* [Problem to solve] Skip the pictures and extract all of the lines exactly as written.

* [Stored data]
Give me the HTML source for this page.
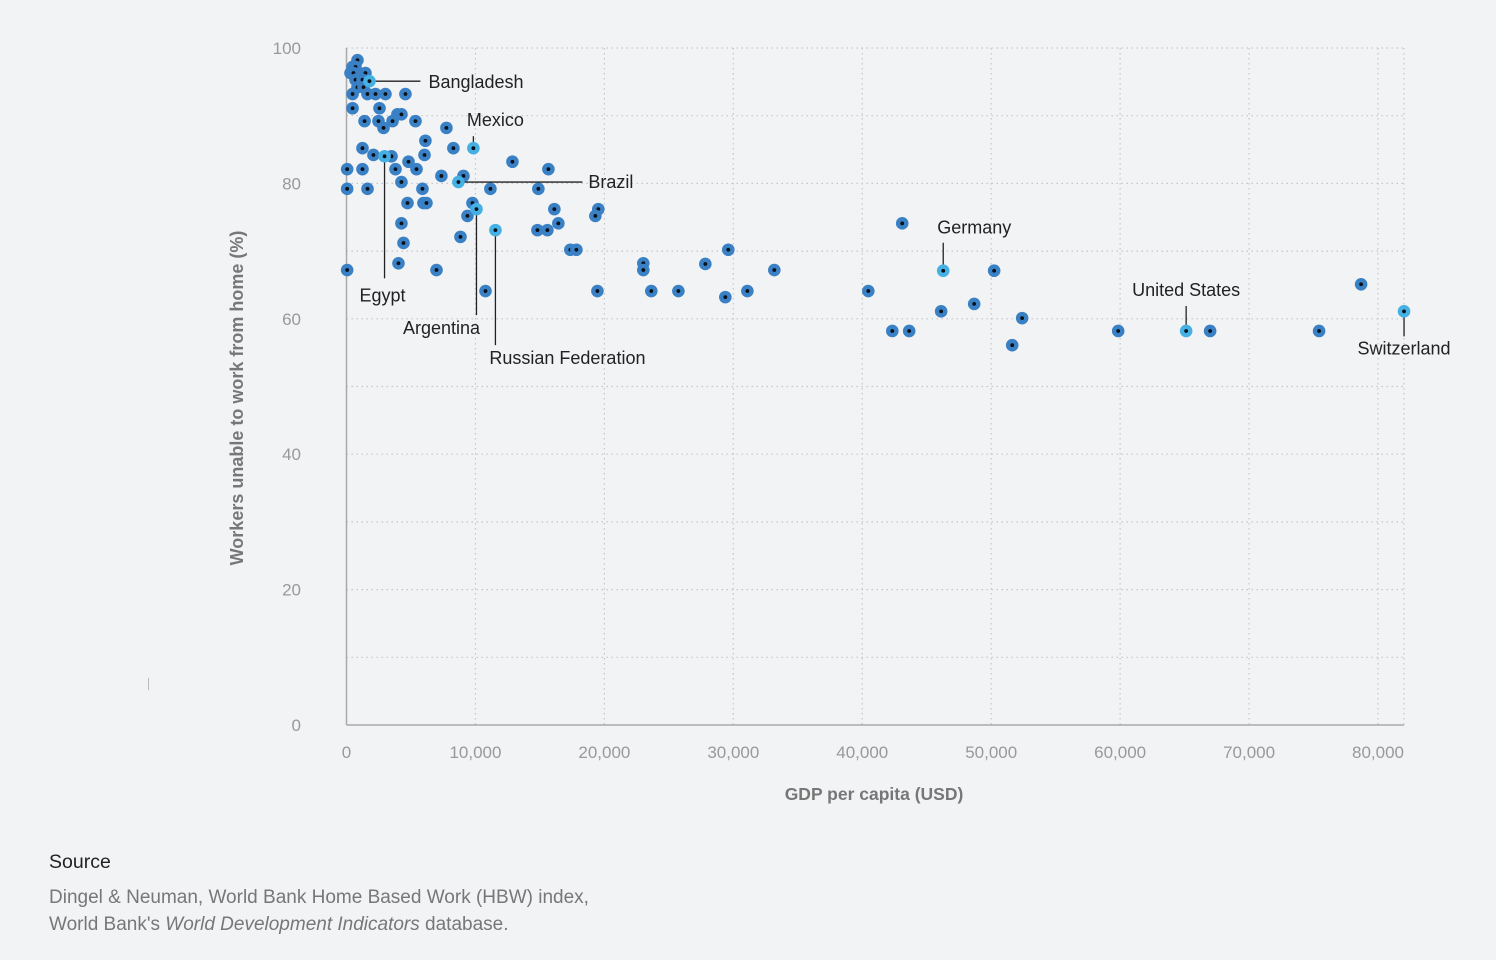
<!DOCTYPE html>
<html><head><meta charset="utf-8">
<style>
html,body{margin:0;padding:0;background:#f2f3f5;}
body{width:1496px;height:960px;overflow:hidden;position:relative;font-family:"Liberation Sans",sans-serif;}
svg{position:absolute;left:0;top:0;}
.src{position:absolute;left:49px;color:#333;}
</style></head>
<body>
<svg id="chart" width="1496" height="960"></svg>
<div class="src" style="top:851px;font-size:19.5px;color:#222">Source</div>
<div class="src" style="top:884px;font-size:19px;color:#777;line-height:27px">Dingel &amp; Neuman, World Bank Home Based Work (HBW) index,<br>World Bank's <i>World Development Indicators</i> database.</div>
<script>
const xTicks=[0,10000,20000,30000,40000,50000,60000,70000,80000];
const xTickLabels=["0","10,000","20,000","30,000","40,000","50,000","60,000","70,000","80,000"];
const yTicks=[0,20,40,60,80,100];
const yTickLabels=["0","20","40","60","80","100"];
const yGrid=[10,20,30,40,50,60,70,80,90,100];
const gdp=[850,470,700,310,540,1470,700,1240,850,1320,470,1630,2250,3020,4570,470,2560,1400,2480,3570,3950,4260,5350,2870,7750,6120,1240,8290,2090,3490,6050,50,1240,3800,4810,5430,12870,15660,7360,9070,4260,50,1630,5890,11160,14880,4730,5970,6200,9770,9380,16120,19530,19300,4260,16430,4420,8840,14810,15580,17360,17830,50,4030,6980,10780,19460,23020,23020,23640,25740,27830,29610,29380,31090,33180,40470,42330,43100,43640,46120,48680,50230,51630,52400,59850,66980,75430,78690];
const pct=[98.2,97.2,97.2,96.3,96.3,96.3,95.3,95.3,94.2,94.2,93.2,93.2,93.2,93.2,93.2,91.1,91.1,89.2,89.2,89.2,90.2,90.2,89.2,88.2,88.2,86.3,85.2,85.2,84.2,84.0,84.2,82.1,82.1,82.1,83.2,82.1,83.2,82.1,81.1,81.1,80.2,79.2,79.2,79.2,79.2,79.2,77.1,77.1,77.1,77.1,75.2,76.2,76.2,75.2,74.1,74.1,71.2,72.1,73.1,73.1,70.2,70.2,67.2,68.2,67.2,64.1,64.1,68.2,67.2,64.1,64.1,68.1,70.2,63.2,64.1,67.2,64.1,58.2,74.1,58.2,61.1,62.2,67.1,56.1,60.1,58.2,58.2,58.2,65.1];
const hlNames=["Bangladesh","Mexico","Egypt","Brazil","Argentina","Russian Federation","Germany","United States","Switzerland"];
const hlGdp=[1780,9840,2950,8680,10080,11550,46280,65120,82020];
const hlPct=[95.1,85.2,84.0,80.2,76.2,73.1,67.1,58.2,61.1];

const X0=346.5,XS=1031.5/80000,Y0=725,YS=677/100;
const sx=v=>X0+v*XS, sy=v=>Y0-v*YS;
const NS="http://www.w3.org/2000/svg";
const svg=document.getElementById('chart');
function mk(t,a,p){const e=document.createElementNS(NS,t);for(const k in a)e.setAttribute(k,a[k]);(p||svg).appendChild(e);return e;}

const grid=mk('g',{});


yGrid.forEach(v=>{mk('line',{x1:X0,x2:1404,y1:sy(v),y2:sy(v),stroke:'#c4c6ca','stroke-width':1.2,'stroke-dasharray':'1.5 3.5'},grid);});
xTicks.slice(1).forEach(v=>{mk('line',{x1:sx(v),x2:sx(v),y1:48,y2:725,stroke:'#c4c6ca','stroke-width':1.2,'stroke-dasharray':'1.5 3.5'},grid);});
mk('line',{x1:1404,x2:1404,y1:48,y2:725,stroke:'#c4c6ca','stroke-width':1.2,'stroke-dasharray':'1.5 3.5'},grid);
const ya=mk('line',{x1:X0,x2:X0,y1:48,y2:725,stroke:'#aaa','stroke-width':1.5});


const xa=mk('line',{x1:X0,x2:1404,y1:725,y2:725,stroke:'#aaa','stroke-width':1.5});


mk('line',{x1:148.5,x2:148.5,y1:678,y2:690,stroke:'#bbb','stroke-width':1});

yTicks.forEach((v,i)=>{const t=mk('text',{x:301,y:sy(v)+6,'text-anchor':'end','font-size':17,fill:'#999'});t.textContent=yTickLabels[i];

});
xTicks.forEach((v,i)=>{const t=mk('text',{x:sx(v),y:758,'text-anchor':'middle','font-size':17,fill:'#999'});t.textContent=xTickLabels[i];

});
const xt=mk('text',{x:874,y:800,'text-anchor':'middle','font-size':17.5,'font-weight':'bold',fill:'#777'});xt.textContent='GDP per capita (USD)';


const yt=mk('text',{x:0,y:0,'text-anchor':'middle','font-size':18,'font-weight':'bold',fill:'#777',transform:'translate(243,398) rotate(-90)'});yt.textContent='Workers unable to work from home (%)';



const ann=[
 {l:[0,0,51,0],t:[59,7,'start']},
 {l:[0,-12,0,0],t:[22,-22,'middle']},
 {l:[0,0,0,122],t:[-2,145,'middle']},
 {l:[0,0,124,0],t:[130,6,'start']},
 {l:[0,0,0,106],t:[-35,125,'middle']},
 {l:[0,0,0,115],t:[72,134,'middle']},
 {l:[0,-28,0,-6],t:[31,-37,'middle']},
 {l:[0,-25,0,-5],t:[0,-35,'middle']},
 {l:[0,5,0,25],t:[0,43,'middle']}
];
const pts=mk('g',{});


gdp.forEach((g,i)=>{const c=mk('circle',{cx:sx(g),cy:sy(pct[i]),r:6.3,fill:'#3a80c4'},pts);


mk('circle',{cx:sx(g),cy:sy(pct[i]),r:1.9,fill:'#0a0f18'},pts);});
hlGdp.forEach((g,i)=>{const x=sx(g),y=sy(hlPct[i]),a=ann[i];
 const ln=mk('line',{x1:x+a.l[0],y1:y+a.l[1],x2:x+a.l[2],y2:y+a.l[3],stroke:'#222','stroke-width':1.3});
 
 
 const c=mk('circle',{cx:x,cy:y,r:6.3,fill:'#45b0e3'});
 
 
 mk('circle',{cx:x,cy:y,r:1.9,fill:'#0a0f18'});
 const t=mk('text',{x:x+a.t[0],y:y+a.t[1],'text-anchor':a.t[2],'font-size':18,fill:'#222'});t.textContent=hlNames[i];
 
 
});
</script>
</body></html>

* [Finished exercise]
Give me the HTML source for this page.
<!DOCTYPE html>
<html><head><meta charset="utf-8">
<style>
html,body{margin:0;padding:0;background:#f2f3f5;}
body{width:1496px;height:960px;overflow:hidden;position:relative;font-family:"Liberation Sans",sans-serif;}
svg{position:absolute;left:0;top:0;}
.src{position:absolute;left:49px;color:#333;}
</style></head>
<body>
<svg id="chart" width="1496" height="960"></svg>
<div class="src" style="top:851px;font-size:19.5px;color:#222">Source</div>
<div class="src" style="top:884px;font-size:19px;color:#777;line-height:27px">Dingel &amp; Neuman, World Bank Home Based Work (HBW) index,<br>World Bank's <i>World Development Indicators</i> database.</div>
<script>
const xTicks=[0,10000,20000,30000,40000,50000,60000,70000,80000];
const xTickLabels=["0","10,000","20,000","30,000","40,000","50,000","60,000","70,000","80,000"];
const yTicks=[0,20,40,60,80,100];
const yTickLabels=["0","20","40","60","80","100"];
const yGrid=[10,20,30,40,50,60,70,80,90,100];
const gdp=[850,470,700,310,540,1470,700,1240,850,1320,470,1630,2250,3020,4570,470,2560,1400,2480,3570,3950,4260,5350,2870,7750,6120,1240,8290,2090,3490,6050,50,1240,3800,4810,5430,12870,15660,7360,9070,4260,50,1630,5890,11160,14880,4730,5970,6200,9770,9380,16120,19530,19300,4260,16430,4420,8840,14810,15580,17360,17830,50,4030,6980,10780,19460,23020,23020,23640,25740,27830,29610,29380,31090,33180,40470,42330,43100,43640,46120,48680,50230,51630,52400,59850,66980,75430,78690];
const pct=[98.2,97.2,97.2,96.3,96.3,96.3,95.3,95.3,94.2,94.2,93.2,93.2,93.2,93.2,93.2,91.1,91.1,89.2,89.2,89.2,90.2,90.2,89.2,88.2,88.2,86.3,85.2,85.2,84.2,84.0,84.2,82.1,82.1,82.1,83.2,82.1,83.2,82.1,81.1,81.1,80.2,79.2,79.2,79.2,79.2,79.2,77.1,77.1,77.1,77.1,75.2,76.2,76.2,75.2,74.1,74.1,71.2,72.1,73.1,73.1,70.2,70.2,67.2,68.2,67.2,64.1,64.1,68.2,67.2,64.1,64.1,68.1,70.2,63.2,64.1,67.2,64.1,58.2,74.1,58.2,61.1,62.2,67.1,56.1,60.1,58.2,58.2,58.2,65.1];
const hlNames=["Bangladesh","Mexico","Egypt","Brazil","Argentina","Russian Federation","Germany","United States","Switzerland"];
const hlGdp=[1780,9840,2950,8680,10080,11550,46280,65120,82020];
const hlPct=[95.1,85.2,84.0,80.2,76.2,73.1,67.1,58.2,61.1];

const X0=346.5,XS=1031.5/80000,Y0=725,YS=677/100;
const sx=v=>X0+v*XS, sy=v=>Y0-v*YS;
const NS="http://www.w3.org/2000/svg";
const svg=document.getElementById('chart');
function mk(t,a,p){const e=document.createElementNS(NS,t);for(const k in a)e.setAttribute(k,a[k]);(p||svg).appendChild(e);return e;}

const grid=mk('g',{});


yGrid.forEach(v=>{mk('line',{x1:X0,x2:1404,y1:sy(v),y2:sy(v),stroke:'#c4c6ca','stroke-width':1.2,'stroke-dasharray':'1.5 3.5'},grid);});
xTicks.slice(1).forEach(v=>{mk('line',{x1:sx(v),x2:sx(v),y1:48,y2:725,stroke:'#c4c6ca','stroke-width':1.2,'stroke-dasharray':'1.5 3.5'},grid);});
mk('line',{x1:1404,x2:1404,y1:48,y2:725,stroke:'#c4c6ca','stroke-width':1.2,'stroke-dasharray':'1.5 3.5'},grid);
const ya=mk('line',{x1:X0,x2:X0,y1:48,y2:725,stroke:'#aaa','stroke-width':1.5});


const xa=mk('line',{x1:X0,x2:1404,y1:725,y2:725,stroke:'#aaa','stroke-width':1.5});


mk('line',{x1:148.5,x2:148.5,y1:678,y2:690,stroke:'#bbb','stroke-width':1});

yTicks.forEach((v,i)=>{const t=mk('text',{x:301,y:sy(v)+6,'text-anchor':'end','font-size':17,fill:'#999'});t.textContent=yTickLabels[i];

});
xTicks.forEach((v,i)=>{const t=mk('text',{x:sx(v),y:758,'text-anchor':'middle','font-size':17,fill:'#999'});t.textContent=xTickLabels[i];

});
const xt=mk('text',{x:874,y:800,'text-anchor':'middle','font-size':17.5,'font-weight':'bold',fill:'#777'});xt.textContent='GDP per capita (USD)';


const yt=mk('text',{x:0,y:0,'text-anchor':'middle','font-size':18,'font-weight':'bold',fill:'#777',transform:'translate(243,398) rotate(-90)'});yt.textContent='Workers unable to work from home (%)';



const ann=[
 {l:[0,0,51,0],t:[59,7,'start']},
 {l:[0,-12,0,0],t:[22,-22,'middle']},
 {l:[0,0,0,122],t:[-2,145,'middle']},
 {l:[0,0,124,0],t:[130,6,'start']},
 {l:[0,0,0,106],t:[-35,125,'middle']},
 {l:[0,0,0,115],t:[72,134,'middle']},
 {l:[0,-28,0,-6],t:[31,-37,'middle']},
 {l:[0,-25,0,-5],t:[0,-35,'middle']},
 {l:[0,5,0,25],t:[0,43,'middle']}
];
const pts=mk('g',{});


gdp.forEach((g,i)=>{const c=mk('circle',{cx:sx(g),cy:sy(pct[i]),r:6.3,fill:'#3a80c4'},pts);


mk('circle',{cx:sx(g),cy:sy(pct[i]),r:1.9,fill:'#0a0f18'},pts);});
hlGdp.forEach((g,i)=>{const x=sx(g),y=sy(hlPct[i]),a=ann[i];
 const ln=mk('line',{x1:x+a.l[0],y1:y+a.l[1],x2:x+a.l[2],y2:y+a.l[3],stroke:'#222','stroke-width':1.3});
 
 
 const c=mk('circle',{cx:x,cy:y,r:6.3,fill:'#45b0e3'});
 
 
 mk('circle',{cx:x,cy:y,r:1.9,fill:'#0a0f18'});
 const t=mk('text',{x:x+a.t[0],y:y+a.t[1],'text-anchor':a.t[2],'font-size':18,fill:'#222'});t.textContent=hlNames[i];
 
 
});
</script>
</body></html>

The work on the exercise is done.